Doch das Team um Kohki Akiyama von der Präfektur-Universität Osaka hat dieses Kunststück nun vollbracht. Die Wissenschaftler schickten ein offensichtlich Verzweigungsstimulanz enthaltendes Extrakt mehrmals über Aktivkohlefilter und reicherten den gesuchten Kandidaten damit an. Dann trennten sie die erhaltenen Rückstände über verschiedene Chromatografie-Verfahren immer weiter auf. Indem sie ständig parallel die Signalwirkung überprüften, konnten sie die Proben eingrenzen und sich auf jene konzentrieren, die überhaupt Wirkung zeigten.

Zum Schluss schickten sie ihren wahrscheinlichsten Kandidaten durch eine penible spektroskopische Analyse – und erlebten eine Überraschung: Sie fanden ein Strigolacton [2]. Die von den Forscher aufgespürte Variante war bislang noch nicht in freier Wildbahn nachgewiesen worden, aber als Kunstprodukt schon entwickelt. Und in der Petrischale zeigte sich schnell, dass auch andere Strigolactone in bereits äußerst geringen Mengen den Verzweigungsdrang anstoßen können, wenn auch mit unterschiedlich großem Erfolg. Dabei spielte es kaum eine Rolle, aus welcher Ecke des Pflanzenreiches sie stammten – ein Hinweis, dass sie wohl schon zu frühesten Zeiten der Lebensgemeinschaft diese Aufgabe übernommen haben.

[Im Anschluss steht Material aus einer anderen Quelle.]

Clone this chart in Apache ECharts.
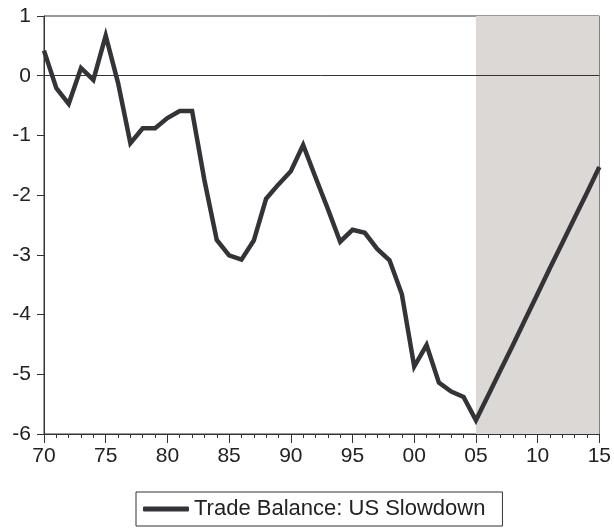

Doch beschränkte sich die Überraschung nicht darauf, eine Substanz zu finden, die synthetisch schon bekannt. Vielmehr verblüffte die Forscher, dass sie damit einem Angehörigen einer Gruppe von Sesquiterpenen auf die Schliche kamen, die unter Botanikern vor allem dafür bekannt ist, dass sie bei Schmarotzern wie der Sommerwurz (Orobanche spp.) die Samenkeimung auslöst. Offensichtlich wird das uralte Signal als abgehört, spekulieren die Forscher: Zumindest wäre das eine sinnvolle Erklärung für seine keimungsfördernde Wirkung bei Schmarotzern. Zielsicher offenbart es auch ihnen, dass hier eine Nährstoffleitung anzubohren ist. Nur gibt es im Gegensatz zu den Pilzen, die fairen Handel betreiben, von Sommerwurz und Co keine Gegenleistung. Abstauber gibt es eben überall.